Cada vez que empiezo un libro de J. M. Coetzee, se que va a ser diferente a leer otros autores. Los libros de este sudafricano se leen más lento, o, al menos, yo los leo más lento, como deteniéndome más de lo usual en cada oración, dedicándole segundos extras a la apreciación de la trama. Así me ocurrió y no por vez primera, con Desgracia, una novela suya publicada en 1999.
En estás páginas, Coetzee nos cuenta la historia de David Lurie, un profesor de Universidad que ya ha pasado los cincuenta años y cuenta con dos divorcios en su haber. Este hombre, un intelectual, dicta clases de literatura a un grupo de alumnos que parecen no registrar ni asimilar ninguno de sus comentarios. Lurie, mata el tiempo de los jueves en una casa de citas. Pero cuando la prostituta que siempre lo recibe renuncia, él comienza a sentir la necesidad de frecuentar a mujeres. El problema radica en que fija sus ojos en una alumna, muy joven, con la que comienza una tortuosa aventura. Pero la joven, presionada por sus padres y confundida por el mundo en el que le ha tocado nacer, lo denuncia ante las autoridades académicas y Lurie se ve forzado a renunciar a su puesto universitario. Hasta aquí contamos con los desastres amorosos de un hombre que se resigna a asimilar su edad y sus limitaciones afectivas.

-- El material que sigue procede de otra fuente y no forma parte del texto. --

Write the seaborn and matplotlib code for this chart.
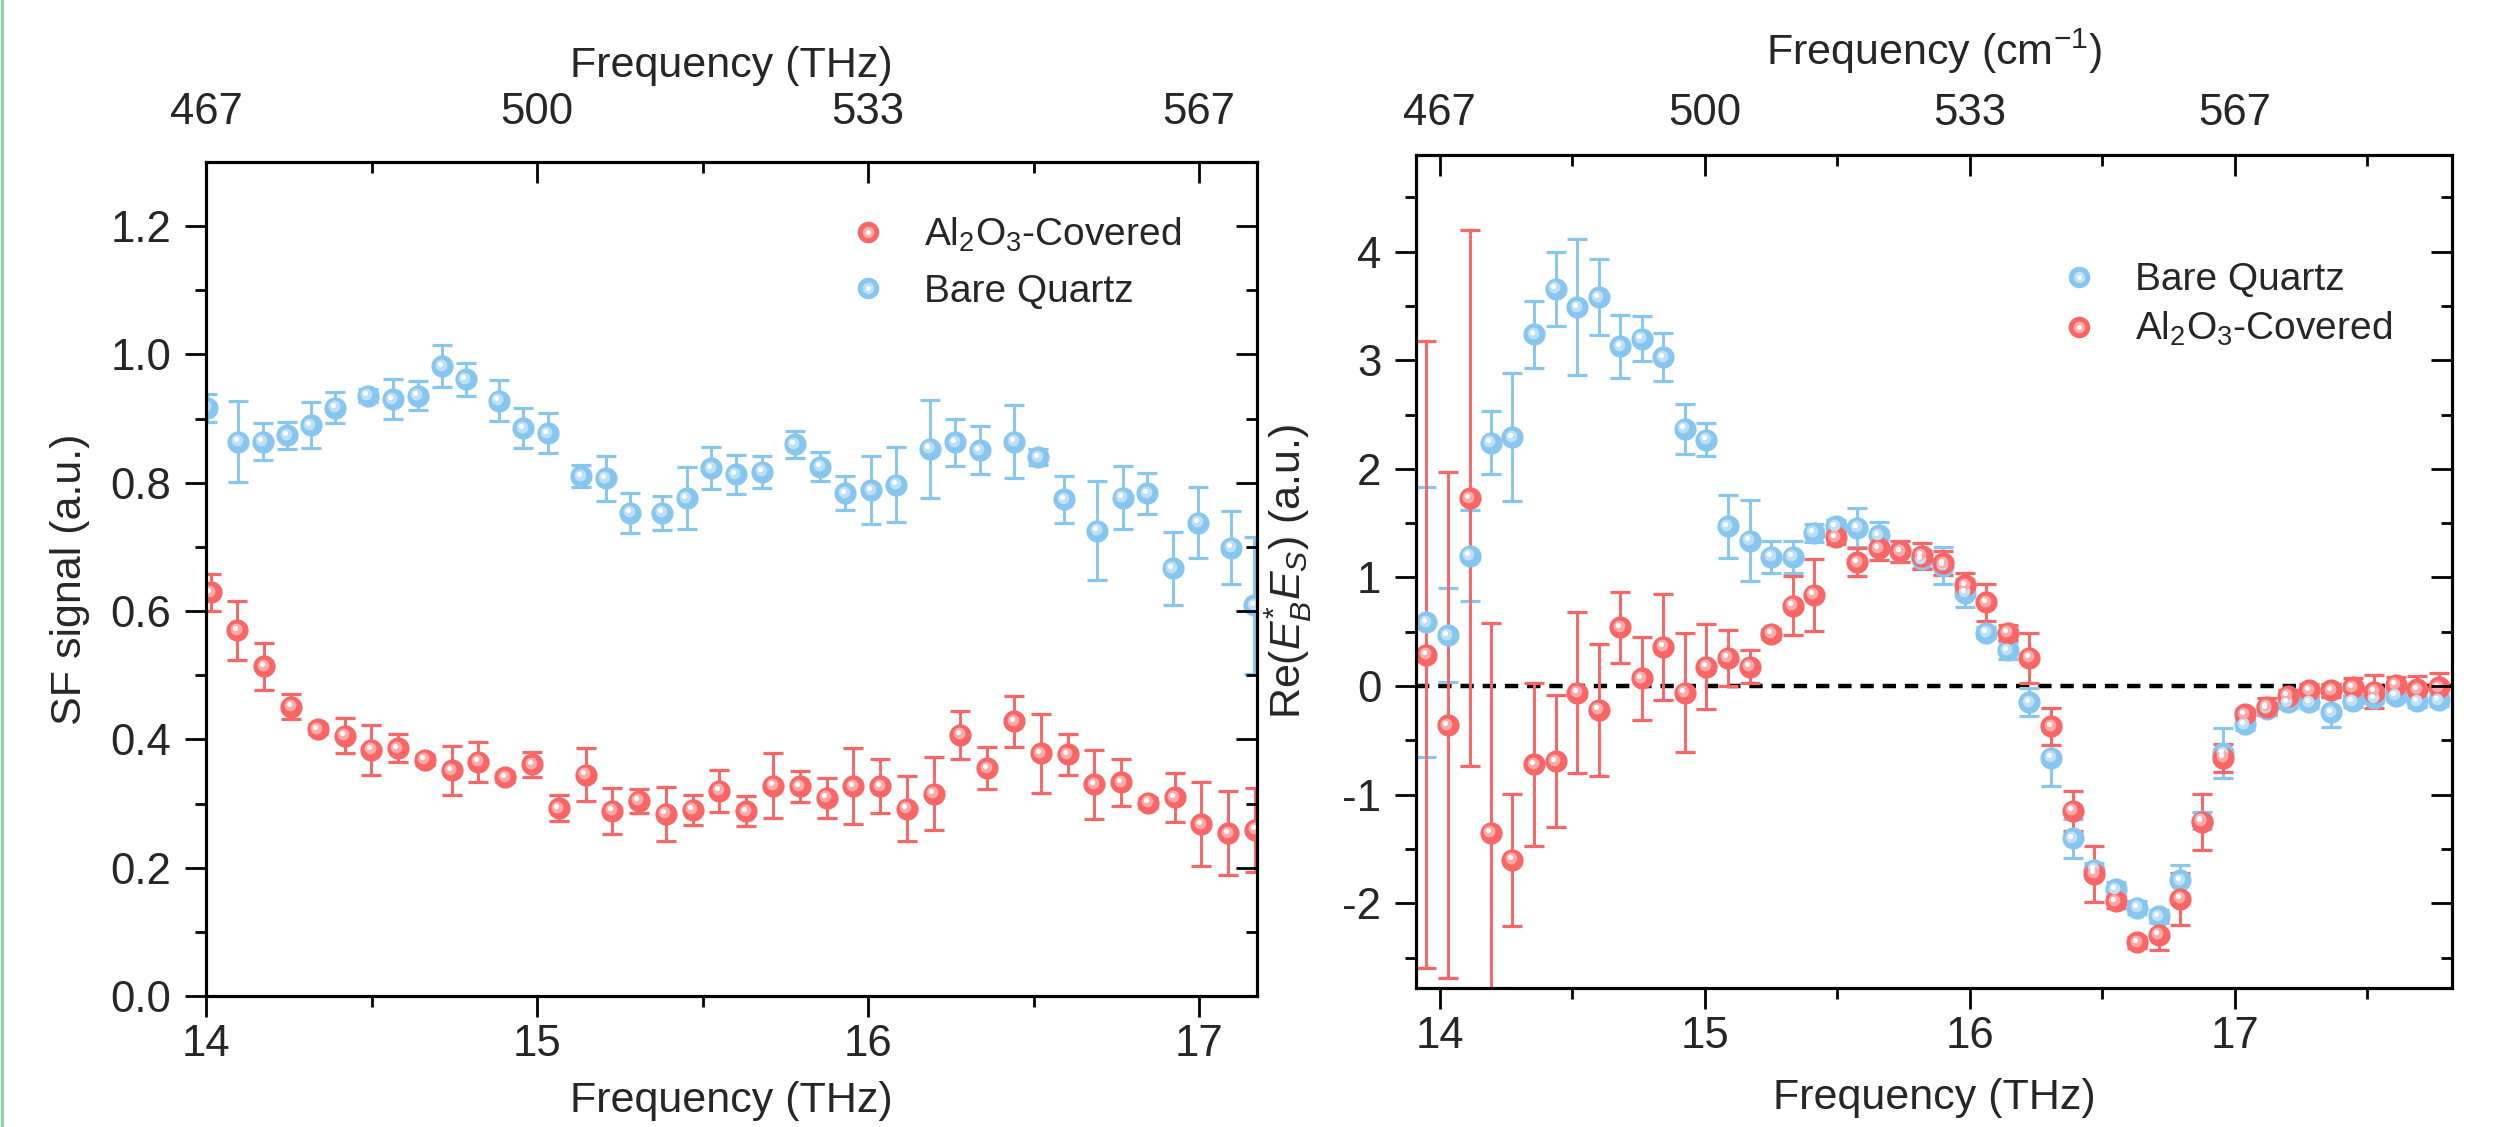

Luego de su separación de la docencia, decide visitar a su hija Lucy que vive en una granja en el campo, lejos de Ciudad del Cabo. Nada mejorará, pues allí lo espera la tragedia de su vida.
Se trata de una novela con grandes complejidades, con un profundo contenido filosófico y con un permanente replanteo del lugar que cada uno de nosotros ocupa en la vida de los demás, y los demás, en la propia. Se trazan circunstancias que han de vivirse a diario en África, como el racismo, el machismo, la violencia. Lurie es un literato de ciudad, ahora viviendo –o sufriendo- la existencia de un granjero africano. La dicotomía de civilización y barbarie están subyacentes en las páginas de este libro. Lurie descubre la crudeza con la que viven los negros, las necesidades, los esfuerzos para ganarse el pan y como un contrapunto rústico, la brutalidad, la misoginia y el rencor con el que subsisten.
Coetzee siempre irá más allá, donde la imaginación apenas se anima, y nos mostrará las desdichas a las que uno puede acostumbrarse, el desamparo en el que se puede hundir la realidad, como si fueran arenas movedizas. Las relaciones humanas, o la incapacidad de ellas, son el motor y sostén de una fina cadena de penurias, donde las desgracias demuestran, a fuerza de sacudir las existencias como árboles en la tempestad, que con ellas, agachando la cabeza, se puede aprender a vivir.